__Required work__: Pictures do not belong in your copy. Repeat all the other data exactly.

__Dataset excerpt__:
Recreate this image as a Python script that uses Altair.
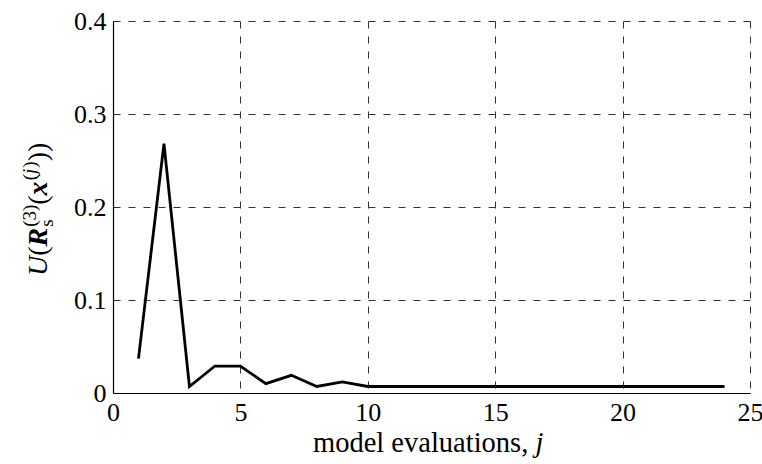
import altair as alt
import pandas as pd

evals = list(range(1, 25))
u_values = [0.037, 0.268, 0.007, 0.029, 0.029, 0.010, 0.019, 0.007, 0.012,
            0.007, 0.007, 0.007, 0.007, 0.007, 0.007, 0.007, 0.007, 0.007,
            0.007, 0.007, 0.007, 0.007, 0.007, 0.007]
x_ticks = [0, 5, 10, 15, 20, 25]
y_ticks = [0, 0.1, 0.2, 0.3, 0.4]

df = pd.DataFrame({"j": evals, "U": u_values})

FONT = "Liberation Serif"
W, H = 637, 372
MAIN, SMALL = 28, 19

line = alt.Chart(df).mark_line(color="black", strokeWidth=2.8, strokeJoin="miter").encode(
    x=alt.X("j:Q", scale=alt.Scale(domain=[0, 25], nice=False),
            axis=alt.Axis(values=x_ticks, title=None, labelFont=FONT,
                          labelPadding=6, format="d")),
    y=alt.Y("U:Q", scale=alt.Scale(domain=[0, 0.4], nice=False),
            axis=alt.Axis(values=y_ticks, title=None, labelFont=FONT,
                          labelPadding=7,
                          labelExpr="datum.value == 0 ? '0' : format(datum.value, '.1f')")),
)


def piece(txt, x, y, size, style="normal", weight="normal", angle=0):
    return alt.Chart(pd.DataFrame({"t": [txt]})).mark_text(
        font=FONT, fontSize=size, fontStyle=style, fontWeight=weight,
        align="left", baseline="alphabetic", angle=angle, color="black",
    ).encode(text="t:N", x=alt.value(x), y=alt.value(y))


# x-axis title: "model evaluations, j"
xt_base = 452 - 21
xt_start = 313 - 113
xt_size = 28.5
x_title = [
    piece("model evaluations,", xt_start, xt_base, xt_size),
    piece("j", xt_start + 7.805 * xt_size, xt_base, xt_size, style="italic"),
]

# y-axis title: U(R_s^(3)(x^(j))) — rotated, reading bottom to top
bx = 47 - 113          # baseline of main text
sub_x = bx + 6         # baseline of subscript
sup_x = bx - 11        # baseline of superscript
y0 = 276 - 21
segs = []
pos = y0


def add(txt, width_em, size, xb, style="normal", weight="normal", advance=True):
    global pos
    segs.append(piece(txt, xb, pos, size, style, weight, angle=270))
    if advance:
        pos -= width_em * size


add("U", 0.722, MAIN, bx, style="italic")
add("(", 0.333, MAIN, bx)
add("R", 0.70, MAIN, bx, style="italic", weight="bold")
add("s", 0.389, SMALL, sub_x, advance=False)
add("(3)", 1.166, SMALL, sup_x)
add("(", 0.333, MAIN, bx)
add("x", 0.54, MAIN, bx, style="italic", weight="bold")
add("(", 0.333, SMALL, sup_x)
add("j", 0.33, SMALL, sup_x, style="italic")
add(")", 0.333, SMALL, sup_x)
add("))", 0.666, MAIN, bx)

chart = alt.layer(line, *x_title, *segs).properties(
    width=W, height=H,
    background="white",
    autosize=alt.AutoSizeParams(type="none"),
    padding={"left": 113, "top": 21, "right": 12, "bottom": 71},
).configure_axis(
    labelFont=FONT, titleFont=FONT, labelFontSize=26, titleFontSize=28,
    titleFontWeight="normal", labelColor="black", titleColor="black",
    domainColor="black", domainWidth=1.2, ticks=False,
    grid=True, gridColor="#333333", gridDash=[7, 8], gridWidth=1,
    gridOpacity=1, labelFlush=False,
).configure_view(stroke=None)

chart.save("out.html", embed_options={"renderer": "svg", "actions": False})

__Reply__:
Recreate this image as a Python script that uses Altair.
import altair as alt
import pandas as pd

evals = list(range(1, 25))
u_values = [0.037, 0.268, 0.007, 0.029, 0.029, 0.010, 0.019, 0.007, 0.012,
            0.007, 0.007, 0.007, 0.007, 0.007, 0.007, 0.007, 0.007, 0.007,
            0.007, 0.007, 0.007, 0.007, 0.007, 0.007]
x_ticks = [0, 5, 10, 15, 20, 25]
y_ticks = [0, 0.1, 0.2, 0.3, 0.4]

df = pd.DataFrame({"j": evals, "U": u_values})

FONT = "Liberation Serif"
W, H = 637, 372
MAIN, SMALL = 28, 19

line = alt.Chart(df).mark_line(color="black", strokeWidth=2.8, strokeJoin="miter").encode(
    x=alt.X("j:Q", scale=alt.Scale(domain=[0, 25], nice=False),
            axis=alt.Axis(values=x_ticks, title=None, labelFont=FONT,
                          labelPadding=6, format="d")),
    y=alt.Y("U:Q", scale=alt.Scale(domain=[0, 0.4], nice=False),
            axis=alt.Axis(values=y_ticks, title=None, labelFont=FONT,
                          labelPadding=7,
                          labelExpr="datum.value == 0 ? '0' : format(datum.value, '.1f')")),
)


def piece(txt, x, y, size, style="normal", weight="normal", angle=0):
    return alt.Chart(pd.DataFrame({"t": [txt]})).mark_text(
        font=FONT, fontSize=size, fontStyle=style, fontWeight=weight,
        align="left", baseline="alphabetic", angle=angle, color="black",
    ).encode(text="t:N", x=alt.value(x), y=alt.value(y))


# x-axis title: "model evaluations, j"
xt_base = 452 - 21
xt_start = 313 - 113
xt_size = 28.5
x_title = [
    piece("model evaluations,", xt_start, xt_base, xt_size),
    piece("j", xt_start + 7.805 * xt_size, xt_base, xt_size, style="italic"),
]

# y-axis title: U(R_s^(3)(x^(j))) — rotated, reading bottom to top
bx = 47 - 113          # baseline of main text
sub_x = bx + 6         # baseline of subscript
sup_x = bx - 11        # baseline of superscript
y0 = 276 - 21
segs = []
pos = y0


def add(txt, width_em, size, xb, style="normal", weight="normal", advance=True):
    global pos
    segs.append(piece(txt, xb, pos, size, style, weight, angle=270))
    if advance:
        pos -= width_em * size


add("U", 0.722, MAIN, bx, style="italic")
add("(", 0.333, MAIN, bx)
add("R", 0.70, MAIN, bx, style="italic", weight="bold")
add("s", 0.389, SMALL, sub_x, advance=False)
add("(3)", 1.166, SMALL, sup_x)
add("(", 0.333, MAIN, bx)
add("x", 0.54, MAIN, bx, style="italic", weight="bold")
add("(", 0.333, SMALL, sup_x)
add("j", 0.33, SMALL, sup_x, style="italic")
add(")", 0.333, SMALL, sup_x)
add("))", 0.666, MAIN, bx)

chart = alt.layer(line, *x_title, *segs).properties(
    width=W, height=H,
    background="white",
    autosize=alt.AutoSizeParams(type="none"),
    padding={"left": 113, "top": 21, "right": 12, "bottom": 71},
).configure_axis(
    labelFont=FONT, titleFont=FONT, labelFontSize=26, titleFontSize=28,
    titleFontWeight="normal", labelColor="black", titleColor="black",
    domainColor="black", domainWidth=1.2, ticks=False,
    grid=True, gridColor="#333333", gridDash=[7, 8], gridWidth=1,
    gridOpacity=1, labelFlush=False,
).configure_view(stroke=None)

chart.save("out.html", embed_options={"renderer": "svg", "actions": False})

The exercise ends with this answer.